I – Le régime juridique de l’exploitation minière des fonds marins : une spécificité liée au régime juridique de la Zone
Avant de développer le cadre juridique relatif à l’exploitation et l’exploration minières des fonds marins (II), il convient de rappeler le régime juridique de la Zone dont les spécificités impactent les activités devant être menées dans cet espace maritime (I).
A) Le régime juridique spécifique de la Zone
1. Le patrimoine commun de l’humanité
C’est la CNUDM, telle que complétée par l’Accord, qui régit le régime juridique de la Zone. La Zone est en effet définie à l’article 1 paragraphe 1 de la CNUDM comme « les fonds marins et leur sous-sol au-delà des limites de la juridiction nationale ». Le régime juridique de la Zone se distingue de celui de la haute mer puisque la Zone et ses ressources font partie du patrimoine commun de l’humanité. Cela signifie donc que la Zone et ses ressources ne peuvent pas être appropriées par un Etat. La CNUDM prévoit ainsi un régime d’appropriation collective pour la Zone et ses ressources qui sont inaliénables. La Zone doit par ailleurs être utilisée à des fins strictement pacifiques. L’article 140 de la CNUDM évoque quant à lui les activités qui sont menées dans la Zone et qui doivent être réalisées dans « l’intérêt de l’humanité toute entière ». La Zone a donc un régime juridique spécifique et novateur qui ne peut se confondre avec aucun autre espace marin. Les ressources issues de la Zone sont également définies par la CNUDM. L’article 133 de la CNUDM précise en effet que ces ressources sont « toutes les ressources minérales solides, liquides ou gazeuses in situ qui, dans la Zone, se trouvent sur les fonds marins ou dans leur sous-sol, y compris les nodules polymétalliques ». Lorsque les ressources sont extraites de la Zone, celles-ci sont dénommées des « minéraux ».

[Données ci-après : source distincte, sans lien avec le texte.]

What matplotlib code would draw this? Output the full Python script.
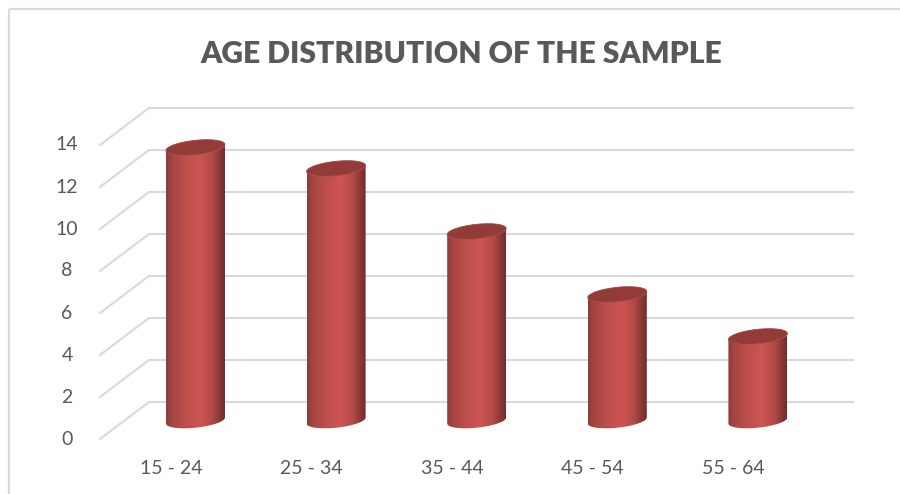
import numpy as np
import matplotlib
matplotlib.use("Agg")
import matplotlib.pyplot as plt
from matplotlib.colors import LinearSegmentedColormap
from matplotlib.patches import Polygon

plt.rcParams['font.family'] = ['Lato', 'DejaVu Sans']

categories = ['15 - 24', '25 - 34', '35 - 44', '45 - 54', '55 - 64']
counts = [13, 12, 9, 6, 4]
y_ticks = [0, 2, 4, 6, 8, 10, 12, 14]
chart_title = 'AGE DISTRIBUTION OF THE SAMPLE'

W, H = 900, 494
PX_PER_UNIT = 21.0     # vertical pixels per value unit
PX_PER_CAT = 140.6     # horizontal pixels between cylinders
X0_PX, Y0_PX = 195.5, 420.5   # pixel position of the first cylinder's base centre

GRID = '#d9d9d9'
TEXT = '#595959'
shade = LinearSegmentedColormap.from_list('cyl', [
    (0.00, '#8e3b39'), (0.12, '#a84643'), (0.35, '#bf504d'),
    (0.58, '#cd5552'), (0.78, '#b34a47'), (0.92, '#873735'), (1.00, '#702d2b')])

fig = plt.figure(figsize=(W / 100, H / 100), dpi=100)
ax = fig.add_axes([0, 0, 1, 1])
xlim = (-X0_PX / PX_PER_CAT, (W - X0_PX) / PX_PER_CAT)
ylim = ((Y0_PX - H) / PX_PER_UNIT, Y0_PX / PX_PER_UNIT)
ax.set_xlim(xlim)
ax.set_ylim(ylim)
ax.axis('off')

def px_x(dx):
    return dx / PX_PER_CAT

def px_y(dy):
    return -dy / PX_PER_UNIT

# outer chart frame, open on the right and bottom
left = px_x(9.5 - X0_PX)
top = px_y(9.5 - Y0_PX)
bottom = px_y(494 - Y0_PX)
ax.plot([left, left], [bottom, top], color=GRID, lw=1.6, solid_capstyle='butt')
ax.plot([left, xlim[1]], [top, top], color=GRID, lw=1.6, solid_capstyle='butt')

# gridlines: side wall diagonal plus back wall
wall_front = px_x(100 - X0_PX)
wall_back = px_x(149 - X0_PX)
wall_right = px_x(853 - X0_PX)
front_off = px_y(18.5)
back_off = px_y(-18.5)
for v in y_ticks:
    ax.plot([wall_front, wall_back, wall_right],
            [v + front_off, v + back_off, v + back_off],
            color=GRID, lw=1.5, solid_joinstyle='miter', zorder=1)
    ax.text(px_x(67 - X0_PX), v + px_y(18.5), str(v), color=TEXT, fontsize=14,
            ha='center', va='center')

# cylinders: shaded body clipped to outline, flat darker lid
half_w = px_x(29.5)
t = np.linspace(0, 2 * np.pi, 121)
cos_t, sin_t = np.cos(t), np.sin(t)
grad = np.linspace(0, 1, 256).reshape(1, -1)
for i, (cat, v) in enumerate(zip(categories, counts)):
    ex = i + half_w * cos_t
    rim = px_y(7.2) * sin_t + px_y(-3) * cos_t
    front = sin_t >= 0
    # front half of each rim, going left to right along the base then back along the top
    order = np.argsort(ex[front])
    bx, by = ex[front][order], rim[front][order]
    outline = np.r_[np.c_[bx, by], np.c_[bx[::-1], by[::-1] + v]]
    im = ax.imshow(grad, cmap=shade, aspect='auto', zorder=3,
                   extent=(i - half_w, i + half_w, -1, v + 1))
    im.set_clip_path(Polygon(outline, closed=True, transform=ax.transData))
    ax.add_patch(Polygon(np.c_[ex, rim + v], closed=True, facecolor='#933b39',
                         edgecolor='#a54542', lw=0.6, zorder=4))
    # category labels sit on the front edge of the floor, left of their cylinders
    ax.text(i + px_x(-24.5), px_y(468 - Y0_PX), cat, color=TEXT, fontsize=14,
            ha='center', va='center')

ax.set_xlim(xlim)
ax.set_ylim(ylim)

ax.text(px_x(461.5 - X0_PX), px_y(54 - Y0_PX), chart_title, color=TEXT, fontsize=21.6,
        fontweight='heavy', ha='center', va='center')

fig.savefig('out.png', dpi=100)
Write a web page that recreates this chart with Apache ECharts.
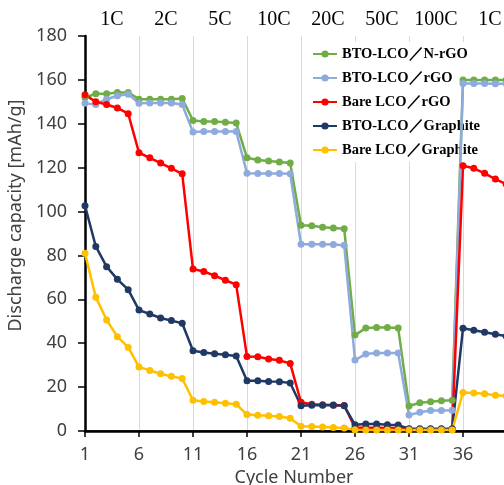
<!DOCTYPE html>
<html>
<head>
<meta charset="utf-8">
<title>Rate capability</title>
<script src="https://cdn.jsdelivr.net/npm/echarts@6/dist/echarts.min.js"></script>
<style>
html, body { margin: 0; padding: 0; background: #fff; }
#chart { width: 504px; height: 485px; }
</style>
</head>
<body>
<div id="chart"></div>
<script>
// cycle numbers (41 so the 36..41 band is as wide as the others)
var cycles = [];
for (var c = 1; c <= 41; c++) cycles.push(String(c));

var rateLabels = ['1C', '2C', '5C', '10C', '20C', '50C', '100C', '1C'];

var seriesNames = ['BTO-LCO／N-rGO', 'BTO-LCO／rGO', 'Bare LCO／rGO', 'BTO-LCO／Graphite', 'Bare LCO／Graphite'];
var seriesColors = ['#70ad47', '#8faadc', '#ff0000', '#203864', '#ffc000'];

var btoNrgo = [152, 153.7, 153.7, 154.3, 154.3, 151.2, 151.2, 151.2, 151.2, 151.5,
	141.5, 141, 141, 140.7, 140.3, 124.5, 123.5, 123, 122.6, 122.1,
	93.8, 93.5, 92.9, 92.5, 92.2, 43.7, 46.9, 47.2, 47.2, 46.9,
	11.4, 12.9, 13.3, 13.8, 14, 160, 160, 160, 160, 160];
var btoRgo = [149.3, 148.8, 151.2, 152.8, 153.5, 149.3, 149.5, 149.5, 149.5, 148.8,
	136.2, 136.5, 136.5, 136.5, 136.5, 117.5, 117.3, 117.3, 117.3, 117.2,
	85.1, 85.1, 85.1, 85, 84.7, 32.3, 35.1, 35.5, 35.5, 35.5,
	7.3, 8.5, 9.3, 9.3, 9.4, 158.4, 158.4, 158.4, 158.2, 158.2];
var bareRgo = [153.2, 150, 148.8, 147.2, 144.6, 126.8, 124.5, 122.1, 119.7, 117.2,
	73.8, 72.7, 70.8, 68.7, 66.7, 33.9, 33.8, 32.8, 32.2, 30.8,
	13.1, 12.2, 12, 11.8, 11.6, 1.5, 1.5, 1.5, 1.4, 1.4,
	0.8, 0.8, 0.8, 0.8, 0.8, 120.9, 119.7, 117.4, 114.8, 112.5];
var btoGraphite = [102.7, 84.1, 74.9, 69.1, 64.4, 55.1, 53.3, 51.5, 50.3, 49.1,
	36.6, 35.8, 35.2, 34.7, 34.2, 22.9, 22.9, 22.6, 22.5, 21.9,
	11.5, 11.7, 11.7, 11.7, 11.5, 2.8, 3.2, 3.2, 2.8, 2.7,
	1, 1, 1, 1, 1, 46.8, 45.9, 45, 44.1, 43.2];
var bareGraphite = [81, 61, 50.6, 43, 38.1, 29.2, 27.6, 26.1, 24.9, 23.9,
	14, 13.4, 13.1, 12.6, 12.2, 7.5, 7.2, 7, 6.6, 5.8,
	2.2, 2, 1.8, 1.6, 1.4, 0.6, 0.5, 0.5, 0.5, 0.5,
	0.4, 0.4, 0.4, 0.4, 0.4, 17.6, 17.3, 17, 16.3, 16];

var allData = [btoNrgo, btoRgo, bareRgo, btoGraphite, bareGraphite];

var sans = 'Noto Sans';
var serif = 'Liberation Serif';

var myChart = echarts.init(document.getElementById('chart'));
var option = {
	animation: false,
	backgroundColor: '#fff',
	grid: { left: 85, top: 36, right: -13, bottom: 54, containLabel: false, outerBoundsMode: 'none' },
	legend: {
		z: 1,
		orient: 'vertical',
		left: 306,
		top: 42,
		padding: [4, 6, 4, 6],
		backgroundColor: '#fff',
		itemWidth: 24,
		itemHeight: 9,
		itemGap: 8,
		textStyle: { fontFamily: serif, fontWeight: 'bold', fontSize: 14.5, color: '#000', lineHeight: 16 },
		data: seriesNames
	},
	xAxis: [{
		type: 'category',
		data: cycles,
		boundaryGap: false,
		position: 'bottom',
		axisLine: { onZero: false, lineStyle: { color: '#000', width: 2.5 } },
		axisTick: { interval: 4, length: 6, lineStyle: { color: '#000', width: 1.5 } },
		axisLabel: { interval: 4, margin: 15, fontFamily: sans, fontSize: 18, color: '#404040' },
		splitLine: { show: true, interval: 4, lineStyle: { color: '#d9d9d9', width: 1 } },
		name: 'Cycle Number',
		nameLocation: 'middle',
		nameGap: 38,
		nameTextStyle: { fontFamily: sans, fontSize: 18, color: '#404040', padding: [0, 14, 0, 0] }
	}, {
		type: 'category',
		data: rateLabels,
		boundaryGap: true,
		position: 'top',
		axisLine: { lineStyle: { color: '#000', width: 1.5 } },
		axisTick: { show: false },
		axisLabel: { interval: 0, margin: 6, fontFamily: serif, fontSize: 20, color: '#000' },
		splitLine: { show: false }
	}],
	yAxis: {
		type: 'value',
		min: 0,
		max: 180,
		interval: 20,
		axisLine: { show: true, lineStyle: { color: '#000', width: 2.5 } },
		axisTick: { show: true, length: 7, lineStyle: { color: '#000', width: 1.5 } },
		axisLabel: { margin: 18, fontFamily: sans, fontSize: 18, color: '#404040' },
		splitLine: { show: false },
		name: 'Discharge capacity [mAh/g]',
		nameLocation: 'middle',
		nameGap: 56,
		nameTextStyle: { fontFamily: sans, fontSize: 18, color: '#404040', padding: [0, 0, 0, 36] }
	},
	series: seriesNames.map(function (name, i) {
		return {
			name: name,
			type: 'line',
			z: 2,
			xAxisIndex: 0,
			data: allData[i],
			symbol: 'circle',
			symbolSize: 7,
			showAllSymbol: true,
			itemStyle: { color: seriesColors[i] },
			lineStyle: { color: seriesColors[i], width: 2.5 }
		};
	})
};
myChart.setOption(option);
</script>
</body>
</html>
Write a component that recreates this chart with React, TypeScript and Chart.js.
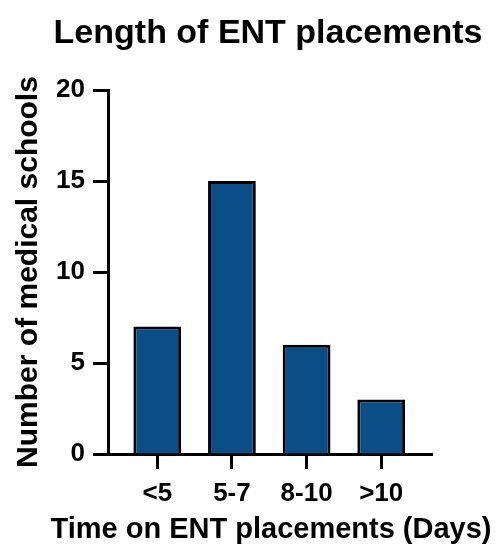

2. L’autorité internationale des fonds marins
C’est une organisation internationale, l’Autorité internationale des fonds marins, qui est chargée de réglementer les activités qui ont lieu dans la Zone dans l’intérêt de l’humanité toute entière. L’AIFM doit également garantir la protection du milieu marin en prenant les mesures nécessaires, dans le cadre des activités menées dans la Zone, pour garantir de manière efficace la protection de ce milieu. L’AIFM est composée de trois principaux organes de décision : — l’Assemblée : il s’agit de « l’organe suprême » de l’AIFM qui est chargé d’établir les politiques générales de l’AIFM ; — le Conseil : composé de 36 membres, il s’agit de l’organe qui détient le pouvoir normatif ; et — la Commission juridique et technique : il s’agit d’une commission composée de 41 membres qui propose des recommandations au Conseil. Le schéma suivant, issu du site internet de l’AIFM, présente de façon détaillée les différents organes – et leur rôle respectif – qui composent l’AIFM :
B) Le régime juridique de l’exploration et de l’exploitation des fonds marins
A la suite de la signature de l’Accord, une seule modalité d’exploration et d’exploitation des fonds marins existe désormais : les activités menées dans la Zone le sont par des Etats parties ou par des entreprises, des personnes physiques ou morales qui ont la nationalité d’un des Etats parties et qui sont patronnées par l’un de ces derniers. L’AIFM doit ainsi donner en concession une partie de la Zone ; une autorisation de l’AIFM pour mener ces activités est donc nécessaire et doit s’établir dans le cadre d’un contrat. Cette autorisation doit également être approuvée par le Conseil. Les Etats ne sont pas exempts de toute responsabilité puisqu’ils ont une obligation de « diligence due » dans le cadre du patronage d’une entreprise pour exercer 6 des activités dans la Zone. Ils ont ainsi l’obligation de prendre toutes les mesures nécessaires pour que les dispositions de la CNUDM ainsi que les règles adoptées par l’AIDM soient respectées par l’entité qu’ils patronnent.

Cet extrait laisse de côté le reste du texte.